(Problem details) Give the material once more, word for word, without any images.

(Data block)
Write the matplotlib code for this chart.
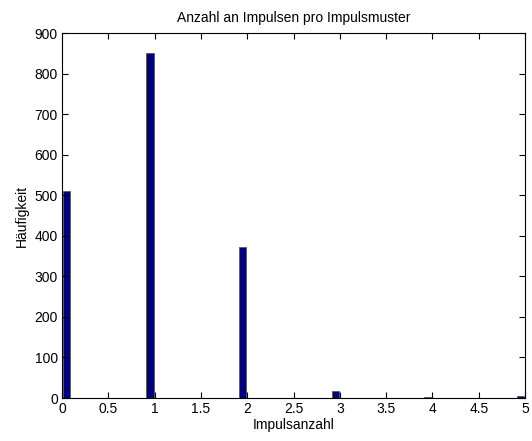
import numpy as np
import matplotlib
matplotlib.use("Agg")
import matplotlib.pyplot as plt

plt.rcParams['font.family'] = ['Liberation Sans', 'DejaVu Sans']
plt.rcParams['font.size'] = 10

# Impulse counts and how often they occurred
impulse_counts = [0, 1, 2, 3, 4, 5]
frequencies = [510, 850, 372, 18, 3, 4]

# MATLAB-style hist with 50 bins over 0..5
n_bins = 50
width = 5.0 / n_bins
centers = np.linspace(width / 2, 5 - width / 2, n_bins)
heights = np.zeros(n_bins)
for v, f in zip(impulse_counts, frequencies):
    idx = int(np.clip(np.ceil(round(v / width, 6)) - 1, 0, n_bins - 1))
    heights[idx] += f
mask = heights > 0

fig = plt.figure(figsize=(5.32, 4.41), dpi=100)
ax = fig.add_axes([0.1165, 0.0975, 0.8705, 0.8275])
ax.bar(centers[mask], heights[mask], width=width * 0.8, color=(0, 0, 0.5),
       edgecolor=(0.35, 0.35, 0.35), linewidth=0.6)

ax.set_xlim(0, 5)
ax.set_ylim(0, 900)
ax.set_xticks(np.arange(0, 5.01, 0.5))
ax.set_xticklabels(['0', '0.5', '1', '1.5', '2', '2.5', '3', '3.5', '4', '4.5', '5'])
ax.set_yticks(np.arange(0, 901, 100))
ax.tick_params(direction='in', top=True, right=True, length=4, width=0.8,
               labelsize=10, pad=3)
for s in ax.spines.values():
    s.set_linewidth(0.8)

ax.set_title("Anzahl an Impulsen pro Impulsmuster", fontsize=10, pad=8)
ax.set_xlabel("Impulsanzahl", fontsize=10, labelpad=1)
ax.set_ylabel("Häufigkeit", fontsize=10, labelpad=4)

plt.savefig("out.png", dpi=100)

(Full response)
Write the matplotlib code for this chart.
import numpy as np
import matplotlib
matplotlib.use("Agg")
import matplotlib.pyplot as plt

plt.rcParams['font.family'] = ['Liberation Sans', 'DejaVu Sans']
plt.rcParams['font.size'] = 10

# Impulse counts and how often they occurred
impulse_counts = [0, 1, 2, 3, 4, 5]
frequencies = [510, 850, 372, 18, 3, 4]

# MATLAB-style hist with 50 bins over 0..5
n_bins = 50
width = 5.0 / n_bins
centers = np.linspace(width / 2, 5 - width / 2, n_bins)
heights = np.zeros(n_bins)
for v, f in zip(impulse_counts, frequencies):
    idx = int(np.clip(np.ceil(round(v / width, 6)) - 1, 0, n_bins - 1))
    heights[idx] += f
mask = heights > 0

fig = plt.figure(figsize=(5.32, 4.41), dpi=100)
ax = fig.add_axes([0.1165, 0.0975, 0.8705, 0.8275])
ax.bar(centers[mask], heights[mask], width=width * 0.8, color=(0, 0, 0.5),
       edgecolor=(0.35, 0.35, 0.35), linewidth=0.6)

ax.set_xlim(0, 5)
ax.set_ylim(0, 900)
ax.set_xticks(np.arange(0, 5.01, 0.5))
ax.set_xticklabels(['0', '0.5', '1', '1.5', '2', '2.5', '3', '3.5', '4', '4.5', '5'])
ax.set_yticks(np.arange(0, 901, 100))
ax.tick_params(direction='in', top=True, right=True, length=4, width=0.8,
               labelsize=10, pad=3)
for s in ax.spines.values():
    s.set_linewidth(0.8)

ax.set_title("Anzahl an Impulsen pro Impulsmuster", fontsize=10, pad=8)
ax.set_xlabel("Impulsanzahl", fontsize=10, labelpad=1)
ax.set_ylabel("Häufigkeit", fontsize=10, labelpad=4)

plt.savefig("out.png", dpi=100)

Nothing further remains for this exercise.